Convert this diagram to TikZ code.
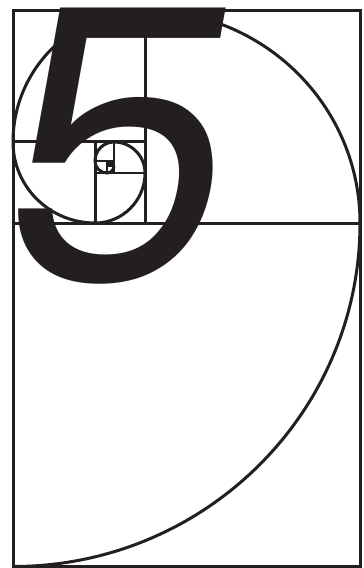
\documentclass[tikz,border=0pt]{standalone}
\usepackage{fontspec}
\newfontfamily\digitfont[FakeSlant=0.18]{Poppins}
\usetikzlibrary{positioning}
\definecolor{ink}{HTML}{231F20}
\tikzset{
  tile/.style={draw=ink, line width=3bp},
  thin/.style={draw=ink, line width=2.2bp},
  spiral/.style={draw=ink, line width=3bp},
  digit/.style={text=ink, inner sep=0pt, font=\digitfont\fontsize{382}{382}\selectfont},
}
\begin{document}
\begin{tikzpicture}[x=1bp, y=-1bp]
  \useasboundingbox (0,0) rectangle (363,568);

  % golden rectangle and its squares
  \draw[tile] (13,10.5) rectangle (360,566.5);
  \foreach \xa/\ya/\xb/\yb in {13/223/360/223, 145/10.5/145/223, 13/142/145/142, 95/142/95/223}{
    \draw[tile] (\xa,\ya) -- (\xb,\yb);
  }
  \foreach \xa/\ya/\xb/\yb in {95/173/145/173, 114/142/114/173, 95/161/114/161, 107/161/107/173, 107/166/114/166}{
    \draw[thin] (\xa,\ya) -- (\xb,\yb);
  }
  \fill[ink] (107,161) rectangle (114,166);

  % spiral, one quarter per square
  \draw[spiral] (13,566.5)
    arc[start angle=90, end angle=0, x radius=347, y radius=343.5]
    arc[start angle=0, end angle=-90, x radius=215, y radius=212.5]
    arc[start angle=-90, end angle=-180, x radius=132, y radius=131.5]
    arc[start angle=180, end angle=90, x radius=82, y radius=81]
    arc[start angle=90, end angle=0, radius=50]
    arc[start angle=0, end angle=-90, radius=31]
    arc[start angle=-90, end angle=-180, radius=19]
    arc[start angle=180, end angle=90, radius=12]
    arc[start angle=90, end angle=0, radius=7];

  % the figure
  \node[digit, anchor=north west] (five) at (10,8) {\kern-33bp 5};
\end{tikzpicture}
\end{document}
════
## Short problem
Skip every picture and return the lines above from the top through the one that contains "(107,161) rectangle (114,166);".

## Answer to this problem
Convert this diagram to TikZ code.
\documentclass[tikz,border=0pt]{standalone}
\usepackage{fontspec}
\newfontfamily\digitfont[FakeSlant=0.18]{Poppins}
\usetikzlibrary{positioning}
\definecolor{ink}{HTML}{231F20}
\tikzset{
  tile/.style={draw=ink, line width=3bp},
  thin/.style={draw=ink, line width=2.2bp},
  spiral/.style={draw=ink, line width=3bp},
  digit/.style={text=ink, inner sep=0pt, font=\digitfont\fontsize{382}{382}\selectfont},
}
\begin{document}
\begin{tikzpicture}[x=1bp, y=-1bp]
  \useasboundingbox (0,0) rectangle (363,568);

  % golden rectangle and its squares
  \draw[tile] (13,10.5) rectangle (360,566.5);
  \foreach \xa/\ya/\xb/\yb in {13/223/360/223, 145/10.5/145/223, 13/142/145/142, 95/142/95/223}{
    \draw[tile] (\xa,\ya) -- (\xb,\yb);
  }
  \foreach \xa/\ya/\xb/\yb in {95/173/145/173, 114/142/114/173, 95/161/114/161, 107/161/107/173, 107/166/114/166}{
    \draw[thin] (\xa,\ya) -- (\xb,\yb);
  }
  \fill[ink] (107,161) rectangle (114,166);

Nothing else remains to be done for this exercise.